If you choose not to drink wine with your meal, do not turn over your wine glass. Simply say “no thanks” when the waiter is pouring for the table.
Wait until everyone at the table has been served before you begin to eat. If one person’s food is delayed and he or she suggests that you should begin eating, feel free to do so. Order things that are easy to eat.
Order with care. It’s almost impossible to eat pasta that needs to be twirled and look sophisticated doing it. Order foods that are easy to eat. Lobster, snails, shrimp with the tails on, are good things to avoid when you are business dining.
Break – don’t cut – your bread or roll. That’s why dining is sometimes called “breaking bread.” Pass the salt and pepper shaker as a pair – even if someone asks for only one. Spoon soup away from you. This will help you avoid spilling it on you. Sip, don’t slurp soup.
When you are finished eating, place your knife and fork on your plate at 4 o’clock. Fold your napkin and place it to the left of your plate. This will indicate to the server that you are finished with your meal.
These are simple rules that should help you get through business meals with grace and aplomb. One final thing to remember: business meals are not about the food. This is so important that I have devoted an entire rule to it. Read on.
Today, I’d like to tell you an embarrassing business dining story from my youth…
As I mentioned above, order with care. About 30 years ago, I had just accepted a job as the Training Manager for a division of a large company. Our division was located in New Haven, CT, a city with a large Italian population and a lot of great Italian restaurants.
About a month after I began my job, the VP of Human Resources for the corporation was hosting a two-day meeting of all of the senior HR people in the company at our location. Since the meeting was at our location, junior people like me were invited to a dinner held the evening of the first day of the meeting. I was looking forward to this dinner. It was an opportunity for me to impress some senior people in other divisions.
One of my junior colleagues was a local woman. She was excited about the choice of the restaurant. Of course, it was an Italian restaurant. She had been there on special occasions with her husband. She was very fond of a dish called zuppa de pesce, a medley of seafood served over spaghetti. A couple of days before the meeting she told me about this dish and that it was available for two only and asked if I would be willing to share it with her. I said, “Sure.”
We arrived at the restaurant, and sure enough, zuppa de pesce was on the menu. My friend and I ordered it. What a disaster!
First, the waiters brought lobster bibs for both of us. No one else had ordered this dish, so we were the only ones wearing our bibs. When the food arrived, everyone had a dish of pasta, or some grilled fish, or a steak. The zuppa de pesce was served on a silver tray so big that the waiters had to bring a side table for it. There was enough fish and pasta to feed the entire table. My friend dug in and really enjoyed her dinner. I felt like I was a character in The Godfather.
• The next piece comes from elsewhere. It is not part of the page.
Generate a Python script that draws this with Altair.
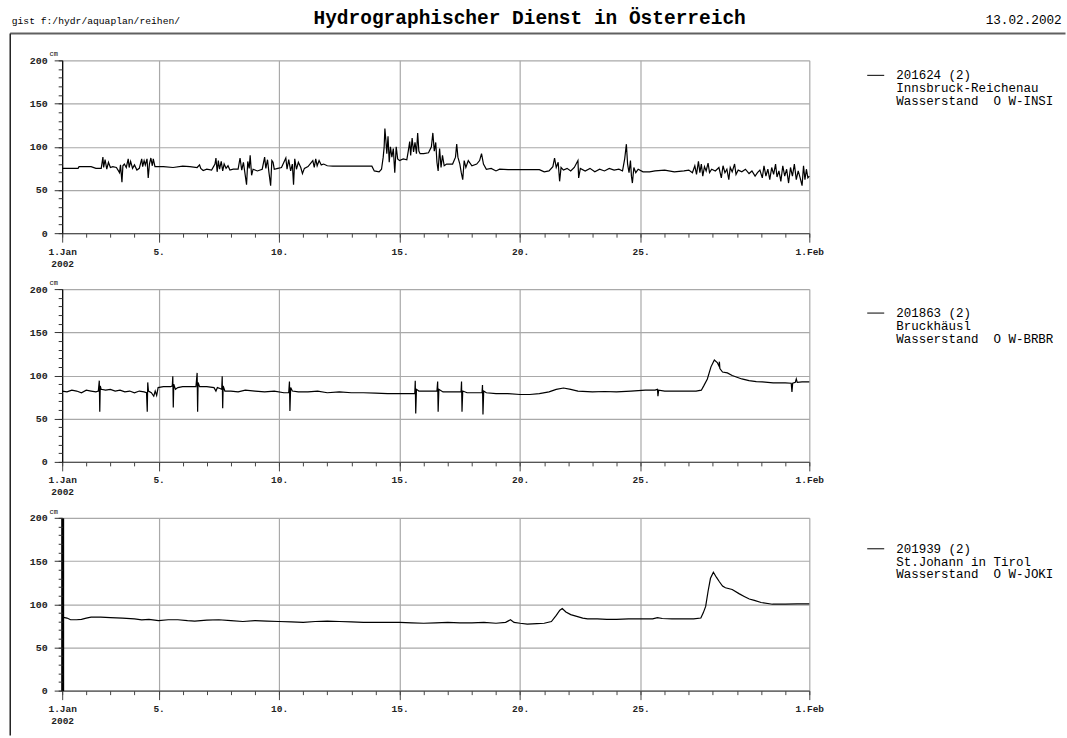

I spent my time trying to carry on an intelligent conversation with people I wanted to impress while I was wearing a lobster bib and working hard to make sure that I didn’t spill any red sauce, or “gravy” as the waiter called it, on my suit.
I didn’t lose any points that night – but I didn’t make any either. It was pretty apparent to most people that I was there for the food, not for the conversation.
I learned a lesson that day. Always order something that is easy to eat and won’t call attention to you as you eat it. I try to be a good friend, and in social situations, I will often share an entrée that is available for two only – but I never do that in a business situation. Because business dinners are not about the food: they’re about the conversation.
The common sense career success coach point here is simple. Business meals are not about the food. They’re about the conversation. That means you need to follow the career advice in Tweet 75 in Success Tweets. “Learn and use simple table manners. Good manners make you look polished and poised.” You want to look polished and poised during business meals. If you know the rules, you’ll be able to spend time focusing on the conversation – not worrying about which fork to use.